Escient was a brand more designed for success in the new world of AV convergence. With Apple owning the full distribution chain and offering affordable, easy to use products on the low end - it was tough to compete. On the high end, Kalidescape once dominated the custom installation market with their pricey, standard definition video server. Today, with legal questions pending and no HD content being served on an $8,000 plus K-scape server - some installers and industry pundits are questioning if K-scape is next to bow out behind Escient. This is unlikely as Kalidescape's founders are well funded and willing to take their legal battle as far as it goes.

D&M still has a mighty portfolio of product lines including Denon, Marantz, McIntosh and Boston Acoustics. During the tough economic times this company, like many other consolidators in the AV business, has pulled away from consumer marketing almost completely. No brands are guaranteed success going forward as new players like Apple and new distribution chains like Costco, Wal-mart and online retailers are changing the landscape. It's an all-new game with new consumer attitudes and buying habits. The days of big-box brick and mortars carrying a billion dollars in brand are over. So are the days of leaning on custom installers to "push" products.
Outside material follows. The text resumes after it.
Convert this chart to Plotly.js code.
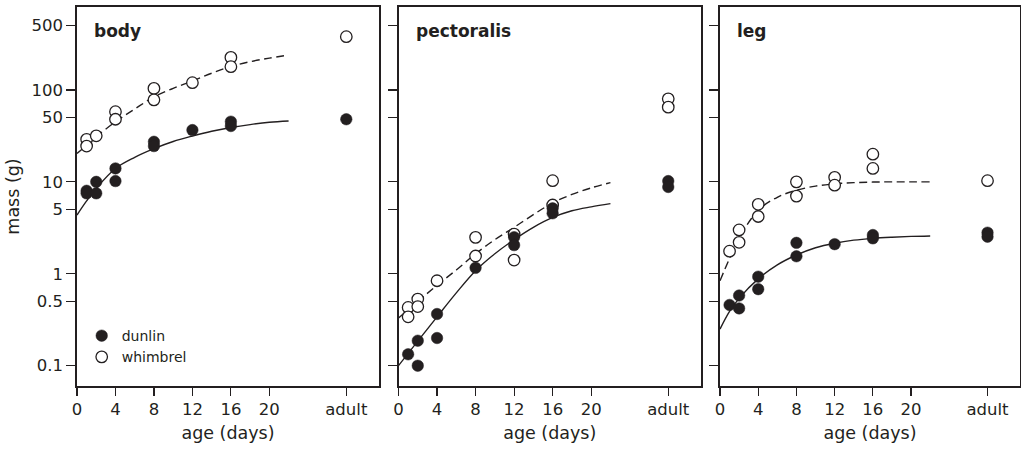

In discussing Snell with an industry insider, this person suggested that the brand would be perfect for selling online; however D&M also recently closed their "The Speaker Company" brand which was selling generic, Asian-made loudspeakers in an online speaker marketplace already dominated by Aperion Audio, Orb Audio and others who aggressively market beyond simple SEO. Don't be surprised to see others in the AV business try to make a play for Snell, as its brand equity still carries some value. With drastically lower prices, a new distribution model and products designed for today's AV needs, it could be revived. See NHT as an recent example of a speaker company rebirth.